ドラフト4位でオリックスに入団した時はまだ「鈴木一郎」名義でした。1994年にイチローに再登録後は快進撃が始まり、同年に210安打で首位打者に輝くとそこから7年連続で首位打者を獲得。
1995年に打点王、1996年にはリーグ優勝の立役者、3年連続でMVPになるなど1990年代のイチローさんの活躍は神がかっていました。
2001年にマリナーズへと移籍を果たすと、メジャーリーグでも人気選手として活躍しました。
野茂英雄
(出典:Web Sportiva)
1980年代は社会人野球で活躍、プロ入りは1990年。
1989年のドラフトでは史上最多の8球団から指名された野茂英雄さんは、1990年に近鉄バファローズに入団。プロとしてデビューしてからすぐに大活躍、最多勝利・最優秀防御率・最多奪三振・最高勝率と投手4冠を独占し、一気にその名を日本中に広めます。
野茂さん独特のトルネード投法は、その投球フォームから球種が打者に分かり辛く三振の山を築き一世を風靡しました。

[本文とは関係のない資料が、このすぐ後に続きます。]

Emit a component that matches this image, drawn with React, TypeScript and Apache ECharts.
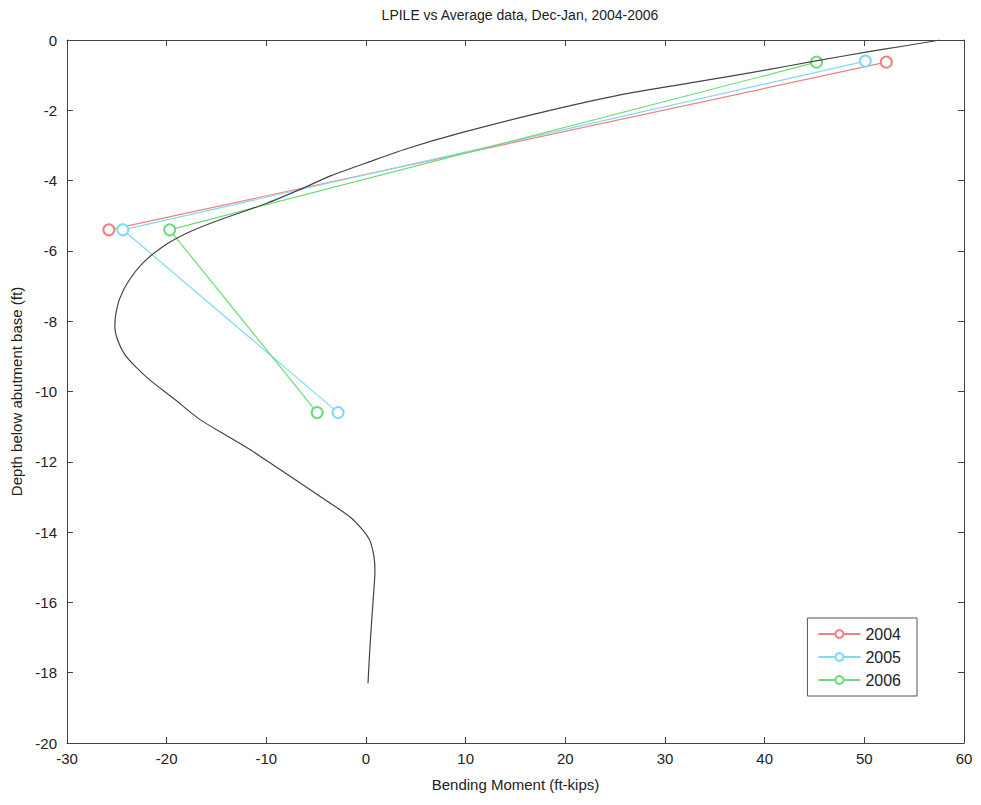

1995年には大リーグのロサンゼルス・ドジャースに入団し、メジャーリーグでも大活躍。その後の日本人選手が大リーガーになる流れを作った偉大な選手ともいえるでしょう。
武藤敬司
(出典:日刊スポーツ)
昭和、及び1980年代にプロレス黄金時代を作ったアントニオ猪木率いる新日本プロレスでデビュー、1990年代初頭に橋本真也さん、蝶野正洋さんと「闘魂三銃士」を結成、一大ブームを巻き起こした武藤敬司さん。

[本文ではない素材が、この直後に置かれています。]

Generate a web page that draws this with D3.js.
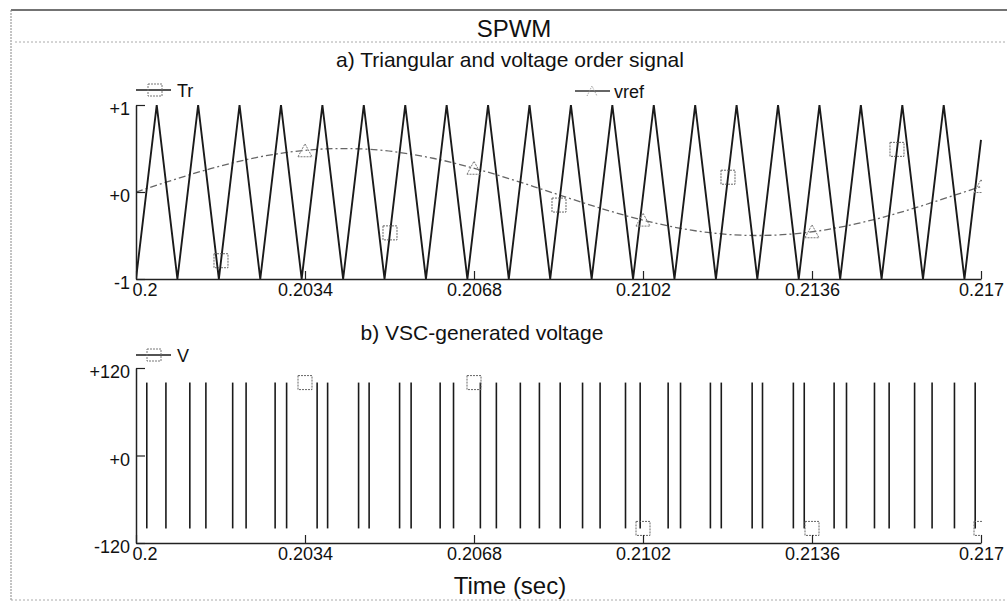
<!DOCTYPE html>
<html>
<head>
<meta charset="utf-8">
<script src="https://cdn.jsdelivr.net/npm/d3@7"></script>
<style>
  body { margin: 0; background: #fff; }
  svg text { font-family: "Liberation Sans", Arial, sans-serif; fill: #111; }
</style>
</head>
<body>
<div id="chart"></div>
<script>
// x axis (seconds)
const timeTicks = [0.2, 0.2034, 0.2068, 0.2102, 0.2136, 0.217];
const timeTickLabels = ["0.2", "0.2034", "0.2068", "0.2102", "0.2136", "0.217"];

// a) triangular carrier: corner points
const triT = [0.2, 0.200417, 0.200833, 0.20125, 0.201667, 0.202083, 0.2025, 0.202917, 0.203333, 0.20375,
  0.204167, 0.204583, 0.205, 0.205417, 0.205833, 0.20625, 0.206667, 0.207083, 0.2075, 0.207917,
  0.208333, 0.20875, 0.209167, 0.209583, 0.21, 0.210417, 0.210833, 0.21125, 0.211667, 0.212083,
  0.2125, 0.212917, 0.213333, 0.21375, 0.214167, 0.214583, 0.215, 0.215417, 0.215833, 0.21625,
  0.216667, 0.217];
const triV = [-1, 1, -1, 1, -1, 1, -1, 1, -1, 1,
  -1, 1, -1, 1, -1, 1, -1, 1, -1, 1,
  -1, 1, -1, 1, -1, 1, -1, 1, -1, 1,
  -1, 1, -1, 1, -1, 1, -1, 1, -1, 1,
  -1, 0.6];

// a) voltage order signal
const vrefT = [0.2, 0.2005, 0.201, 0.2015, 0.202, 0.2025, 0.203, 0.2035, 0.204, 0.2045,
  0.205, 0.2055, 0.206, 0.2065, 0.207, 0.2075, 0.208, 0.2085, 0.209, 0.2095,
  0.21, 0.2105, 0.211, 0.2115, 0.212, 0.2125, 0.213, 0.2135, 0.214, 0.2145,
  0.215, 0.2155, 0.216, 0.2165, 0.217];
const vrefV = [0, 0.094, 0.184, 0.268, 0.342, 0.405, 0.452, 0.484, 0.499, 0.496,
  0.476, 0.438, 0.385, 0.319, 0.241, 0.155, 0.063, -0.031, -0.124, -0.213,
  -0.294, -0.364, -0.422, -0.465, -0.491, -0.5, -0.491, -0.465, -0.422, -0.364,
  -0.294, -0.213, -0.124, -0.031, 0.063];

// marker positions
const trMarkT = [0.20171, 0.20511, 0.20851, 0.21191, 0.21531];
const trMarkV = [-0.79, -0.47, -0.15, 0.17, 0.49];
const vrefMarkT = [0.2034, 0.2068, 0.2102, 0.2136, 0.217];
const vrefMarkV = [0.474, 0.273, -0.323, -0.457, 0.063];

// b) VSC output: switching instants between +100 and -100
const vHigh = 100;
const vLow = -100;
const vEdges = [0.200217, 0.200602, 0.201083, 0.201406, 0.201945, 0.202215, 0.202799, 0.20303,
  0.203644, 0.203855, 0.204478, 0.20469, 0.205303, 0.205535, 0.206119, 0.206388,
  0.206928, 0.20725, 0.207732, 0.208116, 0.208534, 0.208984, 0.209337, 0.209848,
  0.210143, 0.210706, 0.210955, 0.211556, 0.211775, 0.212396, 0.212604, 0.213225,
  0.213444, 0.214045, 0.214294, 0.214857, 0.215152, 0.215664, 0.216016, 0.216466,
  0.216883];
const vMarkT = [0.2034, 0.2068, 0.2102, 0.2136, 0.217];
const vMarkV = [100, 100, -100, -100, -100];

(() => {
  const W = 1007, H = 603;
  const svg = d3.select("#chart").append("svg")
    .attr("width", W)
    .attr("height", H);

  const x = d3.scaleLinear().domain([0.2, 0.217]).range([136, 981]);
  const yA = d3.scaleLinear().domain([-1, 1]).range([279, 105]);
  const yB = d3.scaleLinear().domain([-120, 120]).range([543, 368]);

  // frame
  svg.append("line").attr("x1", 11).attr("x2", W).attr("y1", 10).attr("y2", 10)
    .attr("stroke", "#444").attr("stroke-width", 1.5);
  svg.append("line").attr("x1", 15).attr("x2", W).attr("y1", 42).attr("y2", 42)
    .attr("stroke", "#aaa").attr("stroke-dasharray", "2 2");
  svg.append("line").attr("x1", 11).attr("x2", 11).attr("y1", 10).attr("y2", 600)
    .attr("stroke", "#888").attr("stroke-dasharray", "2 1");
  svg.append("line").attr("x1", 11).attr("x2", W).attr("y1", 600).attr("y2", 600)
    .attr("stroke", "#aaa").attr("stroke-dasharray", "2 2");

  // titles
  svg.append("text").attr("x", 514).attr("y", 37).attr("text-anchor", "middle")
    .style("font-size", "24px").text("SPWM");
  svg.append("text").attr("x", 510).attr("y", 67).attr("text-anchor", "middle")
    .style("font-size", "21px").text("a) Triangular and voltage order signal");
  svg.append("text").attr("x", 482).attr("y", 340).attr("text-anchor", "middle")
    .style("font-size", "21px").text("b) VSC-generated voltage");
  svg.append("text").attr("x", 510).attr("y", 594).attr("text-anchor", "middle")
    .style("font-size", "24px").text("Time (sec)");

  const defs = svg.append("defs");
  defs.append("clipPath").attr("id", "clipA").append("rect")
    .attr("x", 136).attr("y", 95).attr("width", 846).attr("height", 195);
  defs.append("clipPath").attr("id", "clipB").append("rect")
    .attr("x", 136).attr("y", 360).attr("width", 846).attr("height", 190);

  function drawAxes(y, yTicks, yLabels) {
    const gx = svg.append("g")
      .attr("transform", `translate(0,${y.range()[0]})`)
      .call(d3.axisBottom(x).tickValues(timeTicks)
        .tickFormat((d, i) => timeTickLabels[i])
        .tickSizeInner(-8).tickSizeOuter(0).tickPadding(4));
    const gy = svg.append("g")
      .attr("transform", "translate(136,0)")
      .call(d3.axisLeft(y).tickValues(yTicks)
        .tickFormat((d, i) => yLabels[i])
        .tickSizeInner(-9).tickSizeOuter(0).tickPadding(6));
    [gx, gy].forEach(g => {
      g.attr("font-family", null).attr("font-size", null);
      g.select(".domain").attr("stroke", "#222").attr("stroke-width", 1.5);
      g.selectAll(".tick line").attr("stroke", "#222").attr("stroke-width", 1.2);
      g.selectAll("text").style("font-size", "18px").attr("fill", "#111");
    });
    gy.selectAll(".tick text").attr("dy", "0.55em");
    // first time label starts just right of the y labels
    gx.selectAll(".tick text").filter((d, i) => i === 0)
      .attr("text-anchor", "start").attr("x", -4);
  }

  function squares(g, ts, vs, y) {
    g.selectAll(null).data(ts).enter().append("rect")
      .attr("x", d => x(d) - 7)
      .attr("y", (d, i) => y(vs[i]) - 7)
      .attr("width", 14).attr("height", 14)
      .attr("fill", "none").attr("stroke", "#666")
      .attr("stroke-width", 1).attr("stroke-dasharray", "2 1");
  }

  function triangles(g, ts, vs, y) {
    g.selectAll(null).data(ts).enter().append("path")
      .attr("d", (d, i) => {
        const cx = x(d), cy = y(vs[i]);
        return `M${cx - 7},${cy + 6}L${cx},${cy - 7}L${cx + 7},${cy + 6}Z`;
      })
      .attr("fill", "none").attr("stroke", "#777")
      .attr("stroke-width", 1).attr("stroke-dasharray", "2 1");
  }

  // ---- a) triangular + vref
  const gA = svg.append("g").attr("clip-path", "url(#clipA)");

  const vrefData = vrefT.map((t, i) => ({ t, v: vrefV[i] }));
  gA.append("path")
    .datum(vrefData)
    .attr("fill", "none")
    .attr("stroke", "#666")
    .attr("stroke-width", 1.3)
    .attr("stroke-dasharray", "7 3 2 3")
    .attr("d", d3.line().x(d => x(d.t)).y(d => yA(d.v)).curve(d3.curveMonotoneX));

  const triData = triT.map((t, i) => ({ t, v: triV[i] }));
  gA.append("path")
    .datum(triData)
    .attr("fill", "none")
    .attr("stroke", "#1a1a1a")
    .attr("stroke-width", 1.9)
    .attr("d", d3.line().x(d => x(d.t)).y(d => yA(d.v)));

  squares(gA, trMarkT, trMarkV, yA);
  triangles(gA, vrefMarkT, vrefMarkV, yA);

  drawAxes(yA, [-1, 0, 1], ["-1", "+0", "+1"]);

  // legend a
  svg.append("line").attr("x1", 136).attr("x2", 171).attr("y1", 90).attr("y2", 90)
    .attr("stroke", "#1a1a1a").attr("stroke-width", 1.5);
  svg.append("rect").attr("x", 148).attr("y", 84).attr("width", 14).attr("height", 12)
    .attr("fill", "none").attr("stroke", "#777").attr("stroke-dasharray", "2 1");
  svg.append("text").attr("x", 177).attr("y", 97).style("font-size", "18px").text("Tr");

  svg.append("line").attr("x1", 575).attr("x2", 610).attr("y1", 91).attr("y2", 91)
    .attr("stroke", "#333").attr("stroke-width", 1.3);
  svg.append("path").attr("d", "M587,96L592,86L597,96")
    .attr("fill", "none").attr("stroke", "#999").attr("stroke-dasharray", "1 1");
  svg.append("text").attr("x", 614).attr("y", 98).style("font-size", "18px").text("vref");

  // ---- b) VSC voltage
  const gB = svg.append("g").attr("clip-path", "url(#clipB)");

  gB.selectAll(".edge")
    .data(vEdges)
    .enter().append("line")
    .attr("class", "edge")
    .attr("x1", d => x(d)).attr("x2", d => x(d))
    .attr("y1", yB(vHigh)).attr("y2", yB(vLow))
    .attr("stroke", "#1a1a1a")
    .attr("stroke-width", 1.6);

  squares(gB, vMarkT, vMarkV, yB);

  drawAxes(yB, [-120, 0, 120], ["-120", "+0", "+120"]);

  // legend b
  svg.append("line").attr("x1", 136).attr("x2", 171).attr("y1", 355).attr("y2", 355)
    .attr("stroke", "#1a1a1a").attr("stroke-width", 1.5);
  svg.append("rect").attr("x", 147).attr("y", 349).attr("width", 14).attr("height", 12)
    .attr("fill", "none").attr("stroke", "#777").attr("stroke-dasharray", "2 1");
  svg.append("text").attr("x", 177).attr("y", 362).style("font-size", "18px").text("V");
})();
</script>
</body>
</html>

当時は新日本プロレスだけでなく、ライバル団体「全日本プロレス」も故・三沢光晴さん、川田利明さん、小橋健太さん、田上明さんによる「四天王」や次世代が活躍し、90年代のプロレス熱を高めました。
武藤さんはその後新日本プロレスから全日本プロレス、プロレスリング・ノアと闘うリングは移り変わっていきますが、今でもプロレスの顔として活躍していました。
2022年に膝の不調を理由に現役引退を発表、2023年2月に東京ドームで引退試合を迎えます。
有森裕子
(出典:日刊スポーツ)
有森裕子さんは、日本を代表するマラソンランナーであり、プロランナーの草分け的存在です。

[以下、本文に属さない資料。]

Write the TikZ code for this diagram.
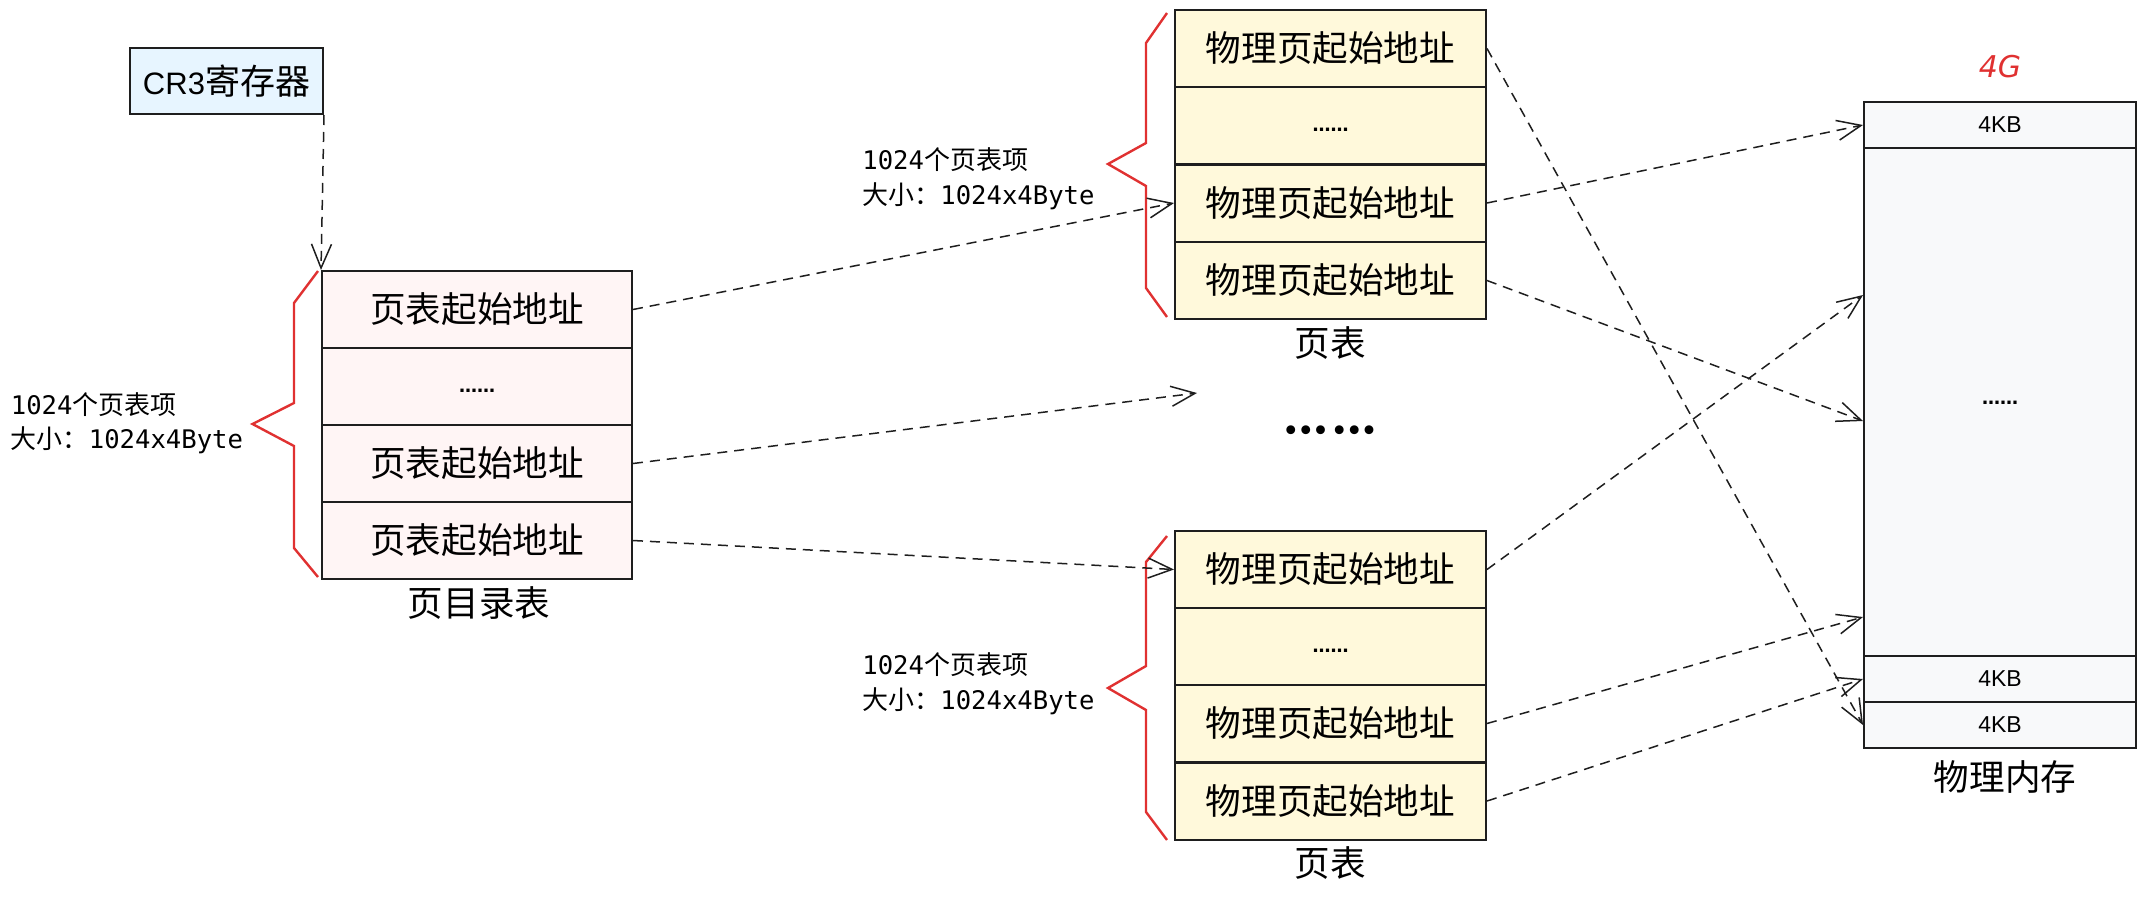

1992年のバルセロナオリンピックでは銀メダル、1996年に開催されたアトランタオリンピックでは銅メダルを獲得しています。
アトランタオリンピックで完走した後のインタビューでは「初めて自分で自分をほめたいと思います」と涙ながらに語り、日本中を感動させました。
闇雲に金メダルを求める世相に反して、純粋で等身大だった有森さんの「自分で自分をほめたい」という言葉は1996年の流行語対象にも選出されました。
中田英寿
(出典:スポニチ)
愛称は「ヒデ」で親しまれたサッカー選手の中田英寿さん。
小学生からサッカーを始めて10代から世界的に活躍しました。U-17世界選手権、U-19アジアユース、ワールドユースなどに飛び級で出場、19歳の時には1996年開催のアトランタオリンピックにも出場しています。
Jリーグには1995年にベルマーレ平塚に加入、1998年に日本代表が初出場となったフランスW杯ではリーグ戦3戦に出場、チームの核として活躍。
そして同年に21歳でイタリアのセリエA・ペルージャへ移籍。その後もヨーロッパのクラブチームで活躍し、2006年に引退を発表した後は実業家として活躍。現在も、日本のサッカー界に貢献を続けています。
船木和喜
(出典:Wikipedia)
1998年2月に行われた冬季長野オリンピックではスキージャンプ団体男子が活躍。
大逆転で金メダルを獲得したことで連日テレビのワイドショーやニュースを賑わせました。日本は計10個のメダルを獲得し、優秀な成績を残しました。そんな中で一番注目を受けたのが船木和喜さん。
長野オリンピックでは個人ラージヒル、団体ラージヒルで2つの金メダル、個人ノーマルヒルで銀メダル1つを獲得する快挙を達成。
個人ラージヒルの2本目では、オリンピック史上初めて審判全員が飛形点20点をつける偉業を成し遂げました。「世界一美しい」とも称される深く踏み込んでのジャンプフォームは世界を席巻しました。
まとめ
1990年代の記憶に残る数々の名試合や名プレーは、今も私たちに多くの熱狂と感動を与えてくれます。
当時を知らなくても、スポーツ好きであれば1990年代のスポーツ界をチェックしてみて下さい。色んなスポーツジャンルで感動できる試合が目白押しですよ。